Monday, October 31, 2011

Wherever You Are

May no black cats cross your path.  
 May all of the witches be friendly
And all of the goblins wear a smile. 
Wherever you are, near or far
Happy Halloween from GriggsDakota.

Friday, October 28, 2011

How to: Make a Dress of Many Colors

When was it that I realized I enjoyed sewing clothes for children? I learned to sew when I was nine. My Mother has a Home Economics degree from North Dakota State University and taught me by becoming my 4-H leader.  After some reflection, I remembered.
My parents bought a sewing machine as my high school graduation present. While in college I sewed a pile of clothes for my little sister, who is pictured above. I was hooked.

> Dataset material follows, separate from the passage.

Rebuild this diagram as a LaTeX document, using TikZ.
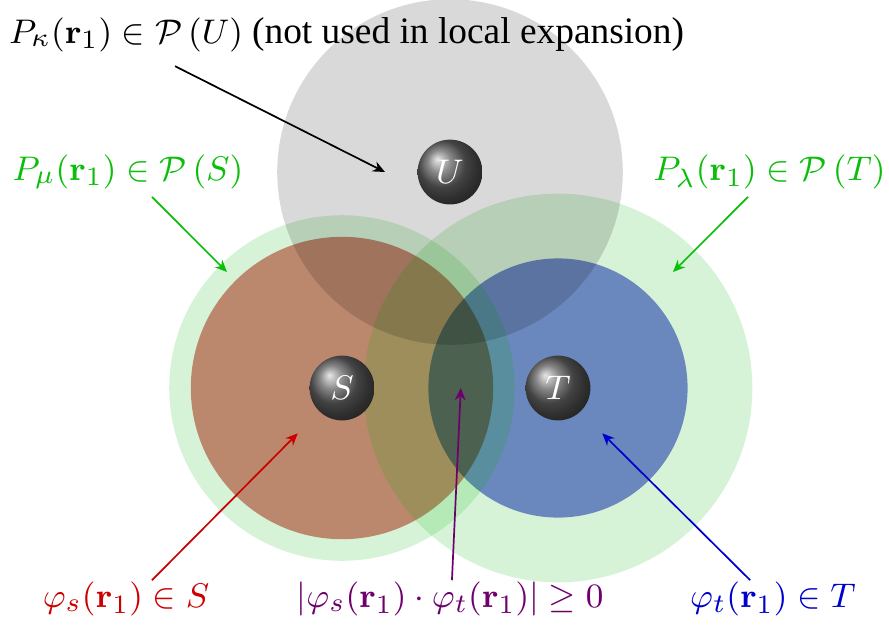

When I see this photo, I can't stop wondering,
"Girl, where are your boots?"
She always preferred her "tenner shoes."
The Farm Inspector has been growing so fast and the Ag Analyst does not want to be left out, so I have enjoyed sewing outfits for them and finding the proper accessories to give them a special look.
They never lack for cute outfits and it is fun for me to get in on the fashion parade.
 Last weekend the Farm Inspetotr and the Ag Analyst debuted their new church dresses. I learned quite a bit during this sewing project and thought I would share a little about how to make a
 "dress of many colors."
I began choosing the fabrics by looking at the color code on the selvedge of different fabrics. I have a quilting stash and pulled the fabrics from my collection. Choosing the fabrics took a long time, because I needed to visually process the prints that I eventually included and the many I rejected. A short cut would be choosing fabric from a quilt grouping that has been designed to go together. For me, there has to be an element of matching in order for the garment to be pleasing when complete. Also, I wanted all of the fabrics to be similar in scale so the garment wouldn't  overwhelm the wearer when finished. Another way to do this would be to choose two fabrics with similar colors, then accent the garment with solid colors that both fabrics share.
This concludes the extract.